** Begin Supplied material **

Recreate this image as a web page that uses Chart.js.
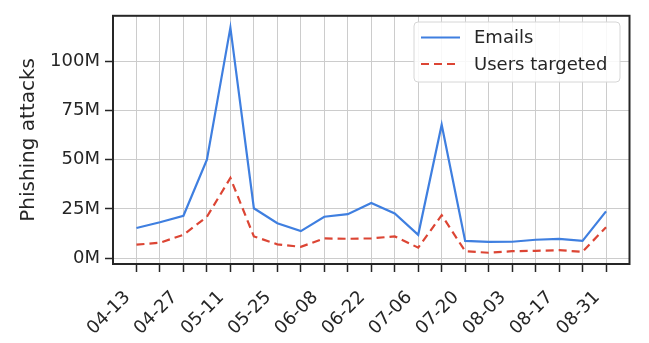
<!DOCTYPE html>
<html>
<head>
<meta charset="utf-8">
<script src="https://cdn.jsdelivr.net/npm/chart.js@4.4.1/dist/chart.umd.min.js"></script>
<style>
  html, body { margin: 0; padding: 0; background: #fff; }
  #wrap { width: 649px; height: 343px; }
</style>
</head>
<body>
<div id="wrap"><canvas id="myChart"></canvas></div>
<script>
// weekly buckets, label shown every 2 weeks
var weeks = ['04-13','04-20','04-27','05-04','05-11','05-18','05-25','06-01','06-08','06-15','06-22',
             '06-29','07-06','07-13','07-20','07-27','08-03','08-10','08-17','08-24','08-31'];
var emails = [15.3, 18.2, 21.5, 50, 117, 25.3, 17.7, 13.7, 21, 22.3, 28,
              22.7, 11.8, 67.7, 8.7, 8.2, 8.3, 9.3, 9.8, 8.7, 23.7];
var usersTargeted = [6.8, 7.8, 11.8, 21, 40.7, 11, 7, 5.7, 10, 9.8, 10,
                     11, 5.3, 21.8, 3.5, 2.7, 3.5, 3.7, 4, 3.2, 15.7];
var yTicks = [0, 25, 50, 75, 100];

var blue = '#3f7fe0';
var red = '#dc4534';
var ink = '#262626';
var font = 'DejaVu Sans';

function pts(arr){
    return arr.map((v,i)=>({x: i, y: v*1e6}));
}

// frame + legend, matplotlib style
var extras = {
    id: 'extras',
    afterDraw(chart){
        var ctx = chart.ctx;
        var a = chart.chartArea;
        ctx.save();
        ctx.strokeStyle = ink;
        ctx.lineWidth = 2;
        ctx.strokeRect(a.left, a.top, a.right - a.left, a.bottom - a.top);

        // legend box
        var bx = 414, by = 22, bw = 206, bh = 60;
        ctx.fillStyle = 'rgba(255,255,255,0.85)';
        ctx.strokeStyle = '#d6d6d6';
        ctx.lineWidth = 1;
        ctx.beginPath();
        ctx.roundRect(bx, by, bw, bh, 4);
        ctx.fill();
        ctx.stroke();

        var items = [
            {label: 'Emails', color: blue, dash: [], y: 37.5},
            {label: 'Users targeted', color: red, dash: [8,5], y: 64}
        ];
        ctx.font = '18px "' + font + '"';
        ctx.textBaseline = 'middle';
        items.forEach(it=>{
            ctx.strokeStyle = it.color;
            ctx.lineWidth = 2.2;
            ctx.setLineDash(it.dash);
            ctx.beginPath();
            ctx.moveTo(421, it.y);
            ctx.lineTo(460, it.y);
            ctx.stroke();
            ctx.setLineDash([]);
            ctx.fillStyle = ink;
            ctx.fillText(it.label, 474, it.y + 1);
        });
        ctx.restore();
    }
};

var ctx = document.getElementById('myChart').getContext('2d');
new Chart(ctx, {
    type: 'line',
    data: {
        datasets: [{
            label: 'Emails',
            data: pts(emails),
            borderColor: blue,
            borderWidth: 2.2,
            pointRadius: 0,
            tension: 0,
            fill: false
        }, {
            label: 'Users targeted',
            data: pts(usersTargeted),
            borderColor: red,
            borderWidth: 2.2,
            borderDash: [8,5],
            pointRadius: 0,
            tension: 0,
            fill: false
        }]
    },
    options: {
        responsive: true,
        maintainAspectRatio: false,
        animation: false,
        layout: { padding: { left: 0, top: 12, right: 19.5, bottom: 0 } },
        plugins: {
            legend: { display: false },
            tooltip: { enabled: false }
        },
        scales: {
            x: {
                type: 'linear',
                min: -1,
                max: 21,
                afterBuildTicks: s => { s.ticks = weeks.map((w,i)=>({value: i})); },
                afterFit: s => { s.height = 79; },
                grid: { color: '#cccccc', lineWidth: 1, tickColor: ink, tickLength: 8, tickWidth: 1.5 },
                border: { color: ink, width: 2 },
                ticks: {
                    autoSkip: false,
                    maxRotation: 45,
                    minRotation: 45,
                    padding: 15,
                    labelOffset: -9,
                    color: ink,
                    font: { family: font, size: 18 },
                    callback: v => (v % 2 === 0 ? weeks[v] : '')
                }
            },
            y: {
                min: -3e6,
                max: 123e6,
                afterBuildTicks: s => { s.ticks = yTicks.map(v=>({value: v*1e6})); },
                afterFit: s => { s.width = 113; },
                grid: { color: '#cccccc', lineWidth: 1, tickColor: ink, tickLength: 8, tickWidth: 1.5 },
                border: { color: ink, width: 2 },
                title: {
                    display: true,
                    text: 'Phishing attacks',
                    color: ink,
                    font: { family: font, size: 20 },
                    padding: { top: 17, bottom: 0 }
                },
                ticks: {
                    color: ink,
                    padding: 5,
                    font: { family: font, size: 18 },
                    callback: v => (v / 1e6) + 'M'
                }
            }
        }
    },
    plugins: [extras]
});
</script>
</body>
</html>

** End Supplied material **

Do not include the images; transcribe the rest of the listing exactly.

Recreate this image as a web page that uses Chart.js.
<!DOCTYPE html>
<html>
<head>
<meta charset="utf-8">
<script src="https://cdn.jsdelivr.net/npm/chart.js@4.4.1/dist/chart.umd.min.js"></script>
<style>
  html, body { margin: 0; padding: 0; background: #fff; }
  #wrap { width: 649px; height: 343px; }
</style>
</head>
<body>
<div id="wrap"><canvas id="myChart"></canvas></div>
<script>
// weekly buckets, label shown every 2 weeks
var weeks = ['04-13','04-20','04-27','05-04','05-11','05-18','05-25','06-01','06-08','06-15','06-22',
             '06-29','07-06','07-13','07-20','07-27','08-03','08-10','08-17','08-24','08-31'];
var emails = [15.3, 18.2, 21.5, 50, 117, 25.3, 17.7, 13.7, 21, 22.3, 28,
              22.7, 11.8, 67.7, 8.7, 8.2, 8.3, 9.3, 9.8, 8.7, 23.7];
var usersTargeted = [6.8, 7.8, 11.8, 21, 40.7, 11, 7, 5.7, 10, 9.8, 10,
                     11, 5.3, 21.8, 3.5, 2.7, 3.5, 3.7, 4, 3.2, 15.7];
var yTicks = [0, 25, 50, 75, 100];

var blue = '#3f7fe0';
var red = '#dc4534';
var ink = '#262626';
var font = 'DejaVu Sans';

function pts(arr){
    return arr.map((v,i)=>({x: i, y: v*1e6}));
}

// frame + legend, matplotlib style
var extras = {
    id: 'extras',
    afterDraw(chart){
        var ctx = chart.ctx;
        var a = chart.chartArea;
        ctx.save();
        ctx.strokeStyle = ink;
        ctx.lineWidth = 2;
        ctx.strokeRect(a.left, a.top, a.right - a.left, a.bottom - a.top);

        // legend box
        var bx = 414, by = 22, bw = 206, bh = 60;
        ctx.fillStyle = 'rgba(255,255,255,0.85)';
        ctx.strokeStyle = '#d6d6d6';
        ctx.lineWidth = 1;
        ctx.beginPath();
        ctx.roundRect(bx, by, bw, bh, 4);
        ctx.fill();
        ctx.stroke();

        var items = [
            {label: 'Emails', color: blue, dash: [], y: 37.5},
            {label: 'Users targeted', color: red, dash: [8,5], y: 64}
        ];
        ctx.font = '18px "' + font + '"';
        ctx.textBaseline = 'middle';
        items.forEach(it=>{
            ctx.strokeStyle = it.color;
            ctx.lineWidth = 2.2;
            ctx.setLineDash(it.dash);
            ctx.beginPath();
            ctx.moveTo(421, it.y);
            ctx.lineTo(460, it.y);
            ctx.stroke();
            ctx.setLineDash([]);
            ctx.fillStyle = ink;
            ctx.fillText(it.label, 474, it.y + 1);
        });
        ctx.restore();
    }
};

var ctx = document.getElementById('myChart').getContext('2d');
new Chart(ctx, {
    type: 'line',
    data: {
        datasets: [{
            label: 'Emails',
            data: pts(emails),
            borderColor: blue,
            borderWidth: 2.2,
            pointRadius: 0,
            tension: 0,
            fill: false
        }, {
            label: 'Users targeted',
            data: pts(usersTargeted),
            borderColor: red,
            borderWidth: 2.2,
            borderDash: [8,5],
            pointRadius: 0,
            tension: 0,
            fill: false
        }]
    },
    options: {
        responsive: true,
        maintainAspectRatio: false,
        animation: false,
        layout: { padding: { left: 0, top: 12, right: 19.5, bottom: 0 } },
        plugins: {
            legend: { display: false },
            tooltip: { enabled: false }
        },
        scales: {
            x: {
                type: 'linear',
                min: -1,
                max: 21,
                afterBuildTicks: s => { s.ticks = weeks.map((w,i)=>({value: i})); },
                afterFit: s => { s.height = 79; },
                grid: { color: '#cccccc', lineWidth: 1, tickColor: ink, tickLength: 8, tickWidth: 1.5 },
                border: { color: ink, width: 2 },
                ticks: {
                    autoSkip: false,
                    maxRotation: 45,
                    minRotation: 45,
                    padding: 15,
                    labelOffset: -9,
                    color: ink,
                    font: { family: font, size: 18 },
                    callback: v => (v % 2 === 0 ? weeks[v] : '')
                }
            },
            y: {
                min: -3e6,
                max: 123e6,
                afterBuildTicks: s => { s.ticks = yTicks.map(v=>({value: v*1e6})); },
                afterFit: s => { s.width = 113; },
                grid: { color: '#cccccc', lineWidth: 1, tickColor: ink, tickLength: 8, tickWidth: 1.5 },
                border: { color: ink, width: 2 },
                title: {
                    display: true,
                    text: 'Phishing attacks',
                    color: ink,
                    font: { family: font, size: 20 },
                    padding: { top: 17, bottom: 0 }
                },
                ticks: {
                    color: ink,
                    padding: 5,
                    font: { family: font, size: 18 },
                    callback: v => (v / 1e6) + 'M'
                }
            }
        }
    },
    plugins: [extras]
});
</script>
</body>
</html>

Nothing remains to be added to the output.